During the last day of her visit Christiane held a very interesting seminar about methods for analyzing interview data – see picture above. She is very experienced when it comes to this kind of qualitative analysis and she really made the main points and challenges clear. The presentation was based on both theory (mostly analysis methods described in the paper (Braun & Clarke, 2008) and the book (Braun & Clarke, 2013)) and personal experiences of analyzing large quantities of transcribed interview data.

Analyzing interview data, or observational data for that matter, is certainly not an easy process. Christiane made a very strong point about that themes do not just “emerge” (you often read in articles about themes that “emerge” from the data), but that you really need to work hard and arrange the material in several different ways to end up with relevant themes.

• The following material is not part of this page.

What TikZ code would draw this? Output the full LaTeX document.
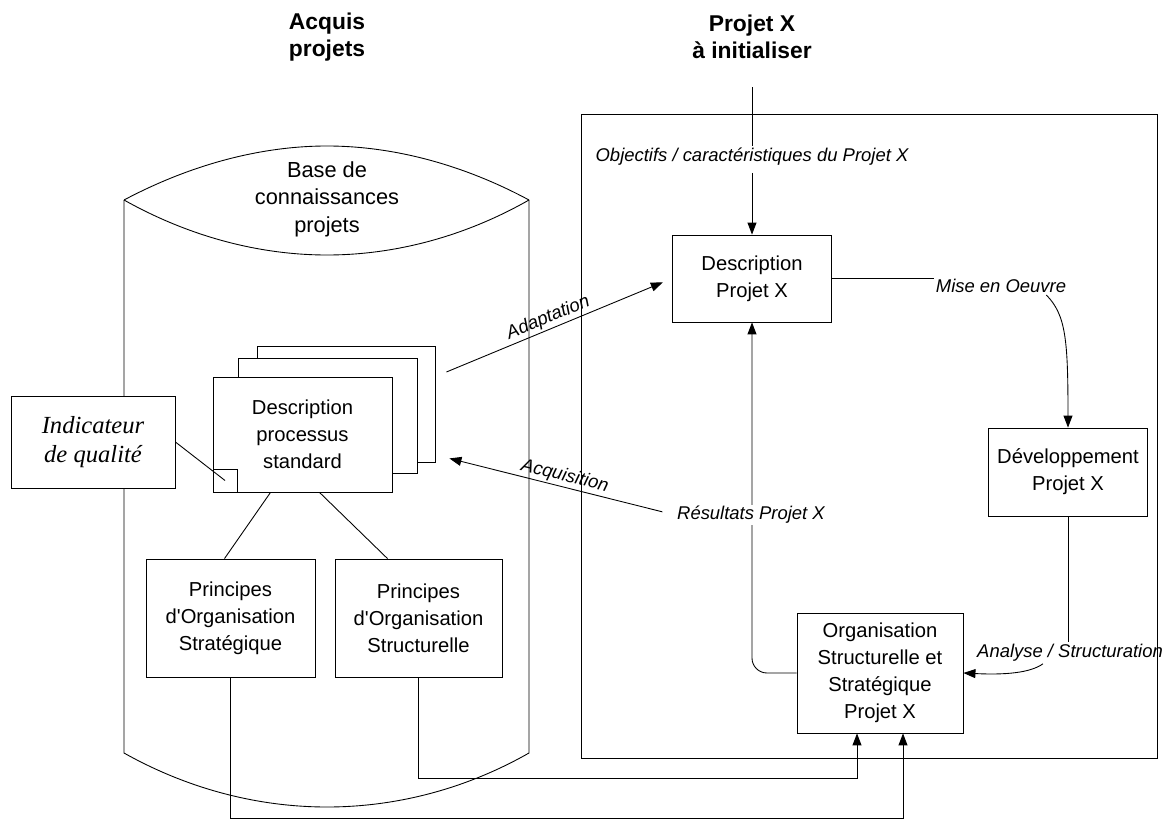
\documentclass[tikz,border=0pt]{standalone}
\usepackage{fontspec}
\usepackage{xcolor}
\usepackage{tikz}
\usetikzlibrary{arrows.meta,calc}
\newfontfamily\arialfont{Liberation Sans}
\newfontfamily\timesfont{Liberation Serif}
\definecolor{color_10415}{rgb}{0,0,0}
\definecolor{color_28300}{rgb}{1,1,1}

\begin{document}
\begin{tikzpicture}[x=0.02cm,y=0.02cm,line width=0.5pt,color_10415,
	every node/.style={font=\arialfont},
	boite/.style={draw,fill=color_28300,align=center,inner sep=2pt,font=\arialfont\fontsize{11.5}{15.3}\selectfont},
	etiq/.style={inner sep=1pt,font=\arialfont\itshape\fontsize{10.5}{12}\selectfont},
	titre/.style={align=center,font=\arialfont\bfseries\fontsize{13}{15}\selectfont},
	fleche/.style={-{Triangle[length=2.4mm,width=1.8mm]}}]
			\useasboundingbox (0,0) rectangle (1167,-821);
			
			% Titres
			\node[titre] (acquis) at (327,-37) {Acquis\\projets};
			\node[titre] (projetx) at (752,-37) {Projet X\\à initialiser};
			
			% Cylindre de la base
			\draw (124,-200) -- (124,-753) .. controls (190,-790) and (260,-807) .. (327,-807)
				.. controls (394,-807) and (464,-790) .. (529,-753) -- (529,-200);
			\draw (124,-200) .. controls (190,-165) and (260,-146) .. (327,-146)
				.. controls (394,-146) and (464,-165) .. (529,-200);
			\draw (124,-200) .. controls (190,-237) and (260,-255) .. (327,-255)
				.. controls (394,-255) and (464,-237) .. (529,-200);
			\node[align=center,font=\arialfont\fontsize{12.4}{15.6}\selectfont] (base) at (327,-199) {Base de\\connaissances\\projets};
			
			% Cadre du projet X
			\draw (581,-114) rectangle (1157,-758);
			
			% Pile de documents
			\node[boite,minimum width=3.56cm,minimum height=2.32cm] (fond) at (346,-404) {};
			\node[boite,minimum width=3.58cm,minimum height=2.3cm] (milieu) at (327.5,-415.5) {};
			\node[boite,minimum width=3.58cm,minimum height=2.3cm] (standard) at (302.5,-434.5) {Description\\processus\\standard};
			\node[draw,inner sep=0pt,minimum width=0.48cm,minimum height=0.46cm,anchor=south west] (coin) at (standard.south west) {};
			
			% Indicateur
			\node[boite,minimum width=3.28cm,minimum height=1.84cm,font=\timesfont\itshape\fontsize{14}{16.4}\selectfont] (indic) at (93,-442) {Indicateur\\de qualité};
			\draw (indic.east) -- (coin.center);
			
			% Principes
			\node[boite,minimum width=3.38cm,minimum height=2.36cm] (strat) at (230.5,-618) {Principes\\d'Organisation\\Stratégique};
			\node[boite,minimum width=3.34cm,minimum height=2.36cm] (struct) at (418.5,-618) {Principes\\d'Organisation\\Structurelle};
			\draw ($(standard.south)+(-32,0)$) -- ($(strat.north)+(-6,0)$);
			\draw ($(standard.south)+(17,0)$) -- ($(struct.north)+(-31,0)$);
			
			% Boites du projet X
			\node[boite,minimum width=3.18cm,minimum height=1.74cm] (descx) at (752,-278.5) {Description\\Projet X};
			\node[boite,minimum width=3.18cm,minimum height=1.76cm] (dev) at (1068,-472) {Développement\\Projet X};
			\node[boite,minimum width=3.32cm,minimum height=2.4cm] (org) at (880,-673) {Organisation\\Structurelle et\\Stratégique\\Projet X};
			
			% Entree du projet
			\node[etiq,fill=color_28300] (objectifs) at (752,-157) {Objectifs / caractéristiques du Projet X};
			\draw[shorten <=0.45cm] (projetx.south) -- (objectifs.north);
			\draw[fleche,shorten <=0.1cm] (objectifs.south) -- (descx.north);
			
			% Mise en oeuvre
			\node[etiq] (mise) at (1001,-286) {Mise en Oeuvre};
			\draw (descx.east) -- (descx.east -| mise.west);
			\draw[fleche] ($(mise.south east)+(-22,0)$) .. controls (1066,-315) and (1068,-340) .. (dev.north);
			
			% Analyse
			\node[etiq] (analyse) at (1070,-653) {Analyse / Structuration};
			\draw (dev.south) -- (dev.south |- analyse.north);
			\draw[fleche] ($(analyse.south)+(-27,0)$) .. controls (1030,-673) and (1005,-675) .. (org.east);
			
			% Retour vers la description
			\draw[fleche,rounded corners=0.3cm] (org.west) -| (descx.south);
			\node[etiq,fill=color_28300] (resultats) at (751,-515) {Résultats Projet X};
			
			% Adaptation / acquisition
			\coordinate (adaptdebut) at ($(fond.east)+(11,32)$);
			\coordinate (acqfin) at ($(fond.south east)+(14,4)$);
			\draw[fleche,shorten >=0.2cm] (adaptdebut) -- node[etiq,sloped,above,pos=0.47] {Adaptation} (descx.west);
			\draw[fleche,shorten <=0.26cm] (resultats.west) -- node[etiq,sloped,above,pos=0.5] {Acquisition} (acqfin);
			
			% Liens vers l'organisation
			\draw[fleche] (struct.south) -- ++(0,-101) -| ($(org.south)+(-23,0)$);
			\draw[fleche] (strat.south) -- ++(0,-141) -| ($(org.south)+(23,0)$);
		\end{tikzpicture}
\end{document}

Especially for researchers who are new to qualitative research, thematic analysis by Braun & Clarke offers a systematic approach to identify and analyze patterns in qualitative data.

Several concrete tips were shared and I think one of the most important ones was to print the entire material, after it has been sorted according to the chosen codes. Playing around with codes and coded samples physically is really something I also recommend. I have been doing that myself when analyzing interviews and most of all observations – it is really challenging trying to find out (based on transcriptions of dialogues and notes) how non-verbal audio and haptic cues affect collaboration and communication in a collaborative environment!

Several members from our HTO group participated and also a few other members from our department. Most of the participants were Ph.D. students and I really think they got a lot of help from this method seminar. Several of the participants asked questions after the presentation and the discussions those gave rise to were also very interesting.